→ TASK DESCRIPTION:
In the listing that follows, the range to quote begins at the line that has "Generate a LaTeX" and ends after the line that has "(otr) -- (obr);"; quote it verbatim and add nothing.

[Plotting code records]

※ ※ ※

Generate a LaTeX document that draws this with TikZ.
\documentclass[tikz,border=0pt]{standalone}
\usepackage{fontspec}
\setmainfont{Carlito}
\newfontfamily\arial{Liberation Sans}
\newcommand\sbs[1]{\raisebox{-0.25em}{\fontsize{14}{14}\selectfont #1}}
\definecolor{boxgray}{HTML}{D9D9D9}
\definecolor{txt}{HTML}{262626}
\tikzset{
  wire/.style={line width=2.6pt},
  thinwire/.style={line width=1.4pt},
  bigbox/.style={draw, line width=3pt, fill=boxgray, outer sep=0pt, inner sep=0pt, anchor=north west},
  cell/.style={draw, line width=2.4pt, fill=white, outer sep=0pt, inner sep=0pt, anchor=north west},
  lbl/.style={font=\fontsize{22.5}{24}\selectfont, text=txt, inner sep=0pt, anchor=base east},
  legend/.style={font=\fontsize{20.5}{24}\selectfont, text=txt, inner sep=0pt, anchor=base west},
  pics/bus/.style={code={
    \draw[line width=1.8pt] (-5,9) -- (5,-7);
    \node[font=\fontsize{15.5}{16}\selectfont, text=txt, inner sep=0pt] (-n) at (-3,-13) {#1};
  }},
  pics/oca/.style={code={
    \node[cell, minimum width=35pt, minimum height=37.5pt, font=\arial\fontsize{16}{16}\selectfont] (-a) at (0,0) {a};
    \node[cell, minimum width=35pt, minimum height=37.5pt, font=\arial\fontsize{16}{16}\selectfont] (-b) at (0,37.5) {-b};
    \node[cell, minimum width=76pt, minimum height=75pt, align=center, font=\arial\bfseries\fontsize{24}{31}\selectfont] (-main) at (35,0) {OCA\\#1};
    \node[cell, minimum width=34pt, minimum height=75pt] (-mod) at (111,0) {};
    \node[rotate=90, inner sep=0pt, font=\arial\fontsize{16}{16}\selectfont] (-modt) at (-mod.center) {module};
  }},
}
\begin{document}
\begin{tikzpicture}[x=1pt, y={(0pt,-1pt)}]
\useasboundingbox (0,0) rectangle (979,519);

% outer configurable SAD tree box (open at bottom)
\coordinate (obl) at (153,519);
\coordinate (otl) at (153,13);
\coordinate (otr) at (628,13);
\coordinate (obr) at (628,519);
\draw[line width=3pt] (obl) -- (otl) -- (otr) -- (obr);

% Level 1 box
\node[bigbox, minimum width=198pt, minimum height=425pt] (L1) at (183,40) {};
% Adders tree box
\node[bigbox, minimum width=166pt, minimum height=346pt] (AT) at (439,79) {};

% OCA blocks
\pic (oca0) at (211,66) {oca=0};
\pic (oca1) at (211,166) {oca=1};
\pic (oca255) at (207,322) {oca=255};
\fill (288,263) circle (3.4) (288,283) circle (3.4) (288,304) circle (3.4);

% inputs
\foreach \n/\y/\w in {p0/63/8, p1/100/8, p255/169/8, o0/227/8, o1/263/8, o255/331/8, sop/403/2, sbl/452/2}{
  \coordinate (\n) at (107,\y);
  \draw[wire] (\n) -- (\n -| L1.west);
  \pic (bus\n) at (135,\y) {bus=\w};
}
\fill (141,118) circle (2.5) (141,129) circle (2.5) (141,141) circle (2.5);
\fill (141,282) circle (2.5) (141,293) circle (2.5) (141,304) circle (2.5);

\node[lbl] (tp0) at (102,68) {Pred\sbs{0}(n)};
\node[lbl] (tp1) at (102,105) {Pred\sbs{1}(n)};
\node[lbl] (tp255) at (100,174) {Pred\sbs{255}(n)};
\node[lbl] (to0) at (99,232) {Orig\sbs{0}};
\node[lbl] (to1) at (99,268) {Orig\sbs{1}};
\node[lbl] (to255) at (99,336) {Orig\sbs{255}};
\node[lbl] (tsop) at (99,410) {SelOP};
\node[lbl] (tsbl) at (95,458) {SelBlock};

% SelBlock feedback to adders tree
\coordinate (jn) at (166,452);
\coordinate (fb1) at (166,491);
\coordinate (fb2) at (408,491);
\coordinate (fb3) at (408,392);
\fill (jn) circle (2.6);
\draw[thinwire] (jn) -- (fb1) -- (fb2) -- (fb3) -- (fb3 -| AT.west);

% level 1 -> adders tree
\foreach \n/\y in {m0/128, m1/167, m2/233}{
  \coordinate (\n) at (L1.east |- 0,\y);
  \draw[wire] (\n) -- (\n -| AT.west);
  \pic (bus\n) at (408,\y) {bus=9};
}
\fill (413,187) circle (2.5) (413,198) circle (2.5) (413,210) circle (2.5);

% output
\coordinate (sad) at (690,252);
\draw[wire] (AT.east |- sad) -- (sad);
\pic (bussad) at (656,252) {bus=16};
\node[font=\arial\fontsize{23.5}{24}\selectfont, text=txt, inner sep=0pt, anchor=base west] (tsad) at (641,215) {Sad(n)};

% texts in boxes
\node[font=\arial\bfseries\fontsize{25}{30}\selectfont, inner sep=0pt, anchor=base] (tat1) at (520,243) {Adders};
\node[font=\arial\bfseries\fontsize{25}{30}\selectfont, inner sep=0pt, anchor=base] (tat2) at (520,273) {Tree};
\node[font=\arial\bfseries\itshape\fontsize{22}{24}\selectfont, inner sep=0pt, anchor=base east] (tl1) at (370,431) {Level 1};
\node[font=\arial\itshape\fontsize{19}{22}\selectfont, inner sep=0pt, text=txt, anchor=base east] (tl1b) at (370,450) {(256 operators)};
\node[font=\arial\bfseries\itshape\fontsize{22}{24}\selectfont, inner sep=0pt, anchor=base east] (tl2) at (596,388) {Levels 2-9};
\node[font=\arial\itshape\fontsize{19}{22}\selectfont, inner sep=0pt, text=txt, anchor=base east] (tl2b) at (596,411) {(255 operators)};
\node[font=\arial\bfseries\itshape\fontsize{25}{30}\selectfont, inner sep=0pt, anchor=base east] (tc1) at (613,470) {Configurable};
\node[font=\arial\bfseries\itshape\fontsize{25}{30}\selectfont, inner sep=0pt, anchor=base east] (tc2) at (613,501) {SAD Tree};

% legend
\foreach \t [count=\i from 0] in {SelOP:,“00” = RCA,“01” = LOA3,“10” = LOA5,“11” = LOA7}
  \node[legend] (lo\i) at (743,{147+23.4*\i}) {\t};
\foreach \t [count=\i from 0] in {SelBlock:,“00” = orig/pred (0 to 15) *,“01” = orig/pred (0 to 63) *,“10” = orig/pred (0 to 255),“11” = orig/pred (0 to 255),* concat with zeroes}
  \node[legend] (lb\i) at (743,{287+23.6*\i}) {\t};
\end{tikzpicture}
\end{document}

※ ※ ※

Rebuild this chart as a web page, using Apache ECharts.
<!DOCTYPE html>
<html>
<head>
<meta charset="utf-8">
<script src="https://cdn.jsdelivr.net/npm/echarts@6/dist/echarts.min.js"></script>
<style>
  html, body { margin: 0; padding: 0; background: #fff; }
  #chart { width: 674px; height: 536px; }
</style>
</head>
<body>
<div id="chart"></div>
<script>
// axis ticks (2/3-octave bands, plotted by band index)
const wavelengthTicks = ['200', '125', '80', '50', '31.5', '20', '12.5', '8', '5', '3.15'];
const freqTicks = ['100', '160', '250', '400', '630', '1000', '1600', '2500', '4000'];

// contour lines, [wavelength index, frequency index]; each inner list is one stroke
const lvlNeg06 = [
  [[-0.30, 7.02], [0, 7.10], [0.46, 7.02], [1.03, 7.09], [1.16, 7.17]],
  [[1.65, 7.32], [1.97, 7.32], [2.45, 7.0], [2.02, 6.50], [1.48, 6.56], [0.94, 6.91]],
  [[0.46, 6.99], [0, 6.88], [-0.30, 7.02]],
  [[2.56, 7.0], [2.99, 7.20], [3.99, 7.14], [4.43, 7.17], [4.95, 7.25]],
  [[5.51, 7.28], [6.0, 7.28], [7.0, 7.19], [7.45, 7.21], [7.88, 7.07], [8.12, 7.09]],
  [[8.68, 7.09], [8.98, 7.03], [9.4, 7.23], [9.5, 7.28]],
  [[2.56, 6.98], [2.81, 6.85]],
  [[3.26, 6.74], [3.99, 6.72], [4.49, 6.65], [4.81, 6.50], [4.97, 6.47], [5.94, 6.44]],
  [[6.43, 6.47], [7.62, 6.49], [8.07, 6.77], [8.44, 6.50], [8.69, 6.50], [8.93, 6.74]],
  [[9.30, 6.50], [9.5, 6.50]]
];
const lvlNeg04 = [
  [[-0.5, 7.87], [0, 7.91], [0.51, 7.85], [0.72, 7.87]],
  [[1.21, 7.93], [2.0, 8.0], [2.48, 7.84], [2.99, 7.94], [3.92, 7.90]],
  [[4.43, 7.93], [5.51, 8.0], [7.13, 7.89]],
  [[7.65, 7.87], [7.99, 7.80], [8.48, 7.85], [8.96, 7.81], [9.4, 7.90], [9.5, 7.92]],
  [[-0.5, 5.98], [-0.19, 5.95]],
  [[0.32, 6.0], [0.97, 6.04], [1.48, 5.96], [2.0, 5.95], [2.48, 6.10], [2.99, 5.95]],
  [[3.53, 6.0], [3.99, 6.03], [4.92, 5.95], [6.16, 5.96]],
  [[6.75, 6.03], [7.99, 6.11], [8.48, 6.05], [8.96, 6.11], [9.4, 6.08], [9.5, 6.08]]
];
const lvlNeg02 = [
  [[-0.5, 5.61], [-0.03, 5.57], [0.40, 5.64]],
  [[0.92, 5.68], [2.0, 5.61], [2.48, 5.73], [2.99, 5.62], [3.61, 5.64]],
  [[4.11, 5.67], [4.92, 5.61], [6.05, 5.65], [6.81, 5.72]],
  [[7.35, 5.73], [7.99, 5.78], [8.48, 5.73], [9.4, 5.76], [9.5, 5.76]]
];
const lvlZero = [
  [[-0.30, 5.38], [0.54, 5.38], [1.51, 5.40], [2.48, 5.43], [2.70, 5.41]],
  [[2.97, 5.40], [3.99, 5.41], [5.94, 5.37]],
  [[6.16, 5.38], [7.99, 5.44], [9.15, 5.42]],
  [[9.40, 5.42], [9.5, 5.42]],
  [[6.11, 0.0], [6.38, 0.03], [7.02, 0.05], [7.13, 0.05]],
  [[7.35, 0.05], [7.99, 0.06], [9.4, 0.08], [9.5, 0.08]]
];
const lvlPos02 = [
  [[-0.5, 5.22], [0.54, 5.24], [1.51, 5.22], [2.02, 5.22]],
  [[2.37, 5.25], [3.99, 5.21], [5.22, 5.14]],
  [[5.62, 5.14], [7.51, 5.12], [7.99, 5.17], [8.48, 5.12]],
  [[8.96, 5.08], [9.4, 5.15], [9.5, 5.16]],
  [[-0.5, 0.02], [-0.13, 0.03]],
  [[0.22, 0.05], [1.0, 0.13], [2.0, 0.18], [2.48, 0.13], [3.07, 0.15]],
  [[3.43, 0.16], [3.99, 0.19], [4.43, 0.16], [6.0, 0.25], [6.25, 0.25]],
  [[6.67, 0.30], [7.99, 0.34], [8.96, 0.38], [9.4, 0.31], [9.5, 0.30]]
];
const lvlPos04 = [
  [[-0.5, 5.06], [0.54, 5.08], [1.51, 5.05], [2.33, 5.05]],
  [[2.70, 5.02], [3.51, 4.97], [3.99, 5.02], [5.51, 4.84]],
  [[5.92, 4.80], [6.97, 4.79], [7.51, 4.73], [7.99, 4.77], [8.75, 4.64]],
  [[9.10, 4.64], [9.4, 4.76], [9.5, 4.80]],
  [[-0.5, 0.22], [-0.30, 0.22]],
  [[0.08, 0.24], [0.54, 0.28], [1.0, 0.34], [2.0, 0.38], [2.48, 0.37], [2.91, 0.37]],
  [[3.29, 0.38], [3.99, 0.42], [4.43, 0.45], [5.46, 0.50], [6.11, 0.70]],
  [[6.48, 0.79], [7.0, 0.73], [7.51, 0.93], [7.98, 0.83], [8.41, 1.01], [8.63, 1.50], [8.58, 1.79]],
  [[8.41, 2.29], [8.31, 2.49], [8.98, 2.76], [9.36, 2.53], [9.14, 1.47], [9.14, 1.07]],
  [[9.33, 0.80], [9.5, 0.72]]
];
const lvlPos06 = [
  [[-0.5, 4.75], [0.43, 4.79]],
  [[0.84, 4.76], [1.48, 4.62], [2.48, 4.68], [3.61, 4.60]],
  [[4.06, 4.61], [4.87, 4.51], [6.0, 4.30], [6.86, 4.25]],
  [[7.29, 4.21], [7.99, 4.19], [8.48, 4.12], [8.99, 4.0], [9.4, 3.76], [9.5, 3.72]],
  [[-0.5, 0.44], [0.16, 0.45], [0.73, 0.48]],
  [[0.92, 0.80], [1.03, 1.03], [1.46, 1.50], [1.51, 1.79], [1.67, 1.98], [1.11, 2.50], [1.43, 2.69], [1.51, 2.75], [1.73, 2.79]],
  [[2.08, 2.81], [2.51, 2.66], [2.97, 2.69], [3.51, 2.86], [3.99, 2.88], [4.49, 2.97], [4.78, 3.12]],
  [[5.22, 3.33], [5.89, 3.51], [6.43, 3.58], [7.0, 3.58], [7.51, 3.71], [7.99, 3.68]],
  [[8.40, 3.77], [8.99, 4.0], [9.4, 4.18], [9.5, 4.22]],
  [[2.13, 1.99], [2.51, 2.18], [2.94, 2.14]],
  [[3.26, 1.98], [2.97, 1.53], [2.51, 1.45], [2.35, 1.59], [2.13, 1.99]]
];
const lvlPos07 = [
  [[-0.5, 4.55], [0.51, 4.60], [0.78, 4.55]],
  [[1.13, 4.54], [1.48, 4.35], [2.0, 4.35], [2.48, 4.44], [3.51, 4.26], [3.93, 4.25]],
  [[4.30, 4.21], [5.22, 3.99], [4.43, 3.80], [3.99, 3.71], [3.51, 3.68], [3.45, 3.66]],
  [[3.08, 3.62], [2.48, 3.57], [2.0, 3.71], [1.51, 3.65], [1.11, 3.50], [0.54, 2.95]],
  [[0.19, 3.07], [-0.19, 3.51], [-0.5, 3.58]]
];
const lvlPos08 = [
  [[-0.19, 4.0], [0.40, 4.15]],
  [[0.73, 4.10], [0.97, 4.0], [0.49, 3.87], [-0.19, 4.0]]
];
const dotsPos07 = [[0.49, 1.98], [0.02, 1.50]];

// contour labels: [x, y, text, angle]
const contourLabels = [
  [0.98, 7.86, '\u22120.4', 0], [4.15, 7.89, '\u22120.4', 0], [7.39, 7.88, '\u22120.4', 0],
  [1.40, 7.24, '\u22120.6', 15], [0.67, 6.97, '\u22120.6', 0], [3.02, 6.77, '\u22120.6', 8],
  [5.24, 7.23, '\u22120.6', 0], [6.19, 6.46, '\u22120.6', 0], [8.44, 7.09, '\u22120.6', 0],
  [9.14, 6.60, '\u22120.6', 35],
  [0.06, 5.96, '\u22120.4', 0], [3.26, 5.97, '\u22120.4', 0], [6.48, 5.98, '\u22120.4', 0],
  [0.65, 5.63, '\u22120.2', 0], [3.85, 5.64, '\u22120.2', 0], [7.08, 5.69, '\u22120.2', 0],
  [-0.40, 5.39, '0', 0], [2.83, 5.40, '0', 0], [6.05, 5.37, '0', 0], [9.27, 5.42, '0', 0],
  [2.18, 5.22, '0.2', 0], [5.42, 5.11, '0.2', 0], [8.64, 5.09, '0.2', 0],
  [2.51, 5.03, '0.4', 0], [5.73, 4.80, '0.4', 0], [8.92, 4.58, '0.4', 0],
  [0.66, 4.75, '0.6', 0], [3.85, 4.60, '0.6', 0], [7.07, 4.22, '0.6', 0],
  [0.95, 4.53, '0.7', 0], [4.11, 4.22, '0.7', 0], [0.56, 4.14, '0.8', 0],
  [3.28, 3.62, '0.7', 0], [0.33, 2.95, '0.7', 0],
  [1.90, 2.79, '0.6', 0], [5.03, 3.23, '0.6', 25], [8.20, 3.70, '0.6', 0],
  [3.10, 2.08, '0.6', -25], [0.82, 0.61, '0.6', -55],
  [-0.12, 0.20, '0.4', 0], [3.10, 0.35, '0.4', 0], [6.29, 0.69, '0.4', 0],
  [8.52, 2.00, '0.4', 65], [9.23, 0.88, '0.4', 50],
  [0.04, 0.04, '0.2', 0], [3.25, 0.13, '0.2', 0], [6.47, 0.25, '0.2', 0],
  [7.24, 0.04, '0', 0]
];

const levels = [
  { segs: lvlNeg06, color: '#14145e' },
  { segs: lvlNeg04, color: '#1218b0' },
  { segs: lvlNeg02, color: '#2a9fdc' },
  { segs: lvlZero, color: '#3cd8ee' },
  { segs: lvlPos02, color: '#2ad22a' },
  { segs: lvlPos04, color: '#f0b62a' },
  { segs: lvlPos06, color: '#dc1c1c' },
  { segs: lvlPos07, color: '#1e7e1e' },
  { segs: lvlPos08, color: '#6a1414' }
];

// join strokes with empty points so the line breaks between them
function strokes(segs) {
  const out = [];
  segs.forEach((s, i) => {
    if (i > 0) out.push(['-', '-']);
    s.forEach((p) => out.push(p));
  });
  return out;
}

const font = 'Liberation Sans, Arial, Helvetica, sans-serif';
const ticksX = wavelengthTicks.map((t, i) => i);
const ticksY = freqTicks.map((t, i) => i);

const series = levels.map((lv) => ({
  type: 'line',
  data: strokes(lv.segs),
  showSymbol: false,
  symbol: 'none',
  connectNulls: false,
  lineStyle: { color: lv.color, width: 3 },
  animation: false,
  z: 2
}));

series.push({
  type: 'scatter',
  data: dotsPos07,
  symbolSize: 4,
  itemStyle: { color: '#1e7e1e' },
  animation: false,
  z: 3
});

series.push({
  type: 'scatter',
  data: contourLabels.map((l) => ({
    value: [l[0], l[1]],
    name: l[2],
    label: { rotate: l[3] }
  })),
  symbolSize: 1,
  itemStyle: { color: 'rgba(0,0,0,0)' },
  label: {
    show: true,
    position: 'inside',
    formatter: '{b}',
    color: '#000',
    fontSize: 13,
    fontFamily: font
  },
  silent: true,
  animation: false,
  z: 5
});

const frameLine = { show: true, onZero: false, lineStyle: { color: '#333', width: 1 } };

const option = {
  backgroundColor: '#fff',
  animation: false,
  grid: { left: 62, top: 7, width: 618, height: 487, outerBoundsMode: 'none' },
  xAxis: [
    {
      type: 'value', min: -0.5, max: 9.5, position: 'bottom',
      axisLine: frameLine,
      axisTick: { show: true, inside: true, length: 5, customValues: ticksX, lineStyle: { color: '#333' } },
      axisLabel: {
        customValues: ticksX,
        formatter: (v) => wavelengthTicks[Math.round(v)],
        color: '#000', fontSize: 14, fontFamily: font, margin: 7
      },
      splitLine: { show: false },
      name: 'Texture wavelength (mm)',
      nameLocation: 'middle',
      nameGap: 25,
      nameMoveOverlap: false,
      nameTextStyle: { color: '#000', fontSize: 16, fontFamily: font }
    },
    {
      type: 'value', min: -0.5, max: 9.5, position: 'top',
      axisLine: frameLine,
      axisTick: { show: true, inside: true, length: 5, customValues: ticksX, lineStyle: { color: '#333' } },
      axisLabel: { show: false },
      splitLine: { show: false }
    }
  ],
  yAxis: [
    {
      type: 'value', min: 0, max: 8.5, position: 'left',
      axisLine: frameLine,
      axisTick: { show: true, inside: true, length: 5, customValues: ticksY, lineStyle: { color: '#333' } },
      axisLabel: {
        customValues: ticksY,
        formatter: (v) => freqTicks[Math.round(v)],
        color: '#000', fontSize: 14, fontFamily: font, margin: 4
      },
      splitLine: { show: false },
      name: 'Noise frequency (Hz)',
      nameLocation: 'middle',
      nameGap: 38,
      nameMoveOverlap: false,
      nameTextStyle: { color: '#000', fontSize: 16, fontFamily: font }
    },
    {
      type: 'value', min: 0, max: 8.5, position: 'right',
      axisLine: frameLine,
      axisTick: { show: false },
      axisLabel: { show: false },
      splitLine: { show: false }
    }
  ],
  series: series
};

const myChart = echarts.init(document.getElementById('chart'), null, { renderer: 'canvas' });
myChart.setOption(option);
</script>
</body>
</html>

※ ※ ※

→ SOLUTION TO THIS EXERCISE:
Generate a LaTeX document that draws this with TikZ.
\documentclass[tikz,border=0pt]{standalone}
\usepackage{fontspec}
\setmainfont{Carlito}
\newfontfamily\arial{Liberation Sans}
\newcommand\sbs[1]{\raisebox{-0.25em}{\fontsize{14}{14}\selectfont #1}}
\definecolor{boxgray}{HTML}{D9D9D9}
\definecolor{txt}{HTML}{262626}
\tikzset{
  wire/.style={line width=2.6pt},
  thinwire/.style={line width=1.4pt},
  bigbox/.style={draw, line width=3pt, fill=boxgray, outer sep=0pt, inner sep=0pt, anchor=north west},
  cell/.style={draw, line width=2.4pt, fill=white, outer sep=0pt, inner sep=0pt, anchor=north west},
  lbl/.style={font=\fontsize{22.5}{24}\selectfont, text=txt, inner sep=0pt, anchor=base east},
  legend/.style={font=\fontsize{20.5}{24}\selectfont, text=txt, inner sep=0pt, anchor=base west},
  pics/bus/.style={code={
    \draw[line width=1.8pt] (-5,9) -- (5,-7);
    \node[font=\fontsize{15.5}{16}\selectfont, text=txt, inner sep=0pt] (-n) at (-3,-13) {#1};
  }},
  pics/oca/.style={code={
    \node[cell, minimum width=35pt, minimum height=37.5pt, font=\arial\fontsize{16}{16}\selectfont] (-a) at (0,0) {a};
    \node[cell, minimum width=35pt, minimum height=37.5pt, font=\arial\fontsize{16}{16}\selectfont] (-b) at (0,37.5) {-b};
    \node[cell, minimum width=76pt, minimum height=75pt, align=center, font=\arial\bfseries\fontsize{24}{31}\selectfont] (-main) at (35,0) {OCA\\#1};
    \node[cell, minimum width=34pt, minimum height=75pt] (-mod) at (111,0) {};
    \node[rotate=90, inner sep=0pt, font=\arial\fontsize{16}{16}\selectfont] (-modt) at (-mod.center) {module};
  }},
}
\begin{document}
\begin{tikzpicture}[x=1pt, y={(0pt,-1pt)}]
\useasboundingbox (0,0) rectangle (979,519);

% outer configurable SAD tree box (open at bottom)
\coordinate (obl) at (153,519);
\coordinate (otl) at (153,13);
\coordinate (otr) at (628,13);
\coordinate (obr) at (628,519);
\draw[line width=3pt] (obl) -- (otl) -- (otr) -- (obr);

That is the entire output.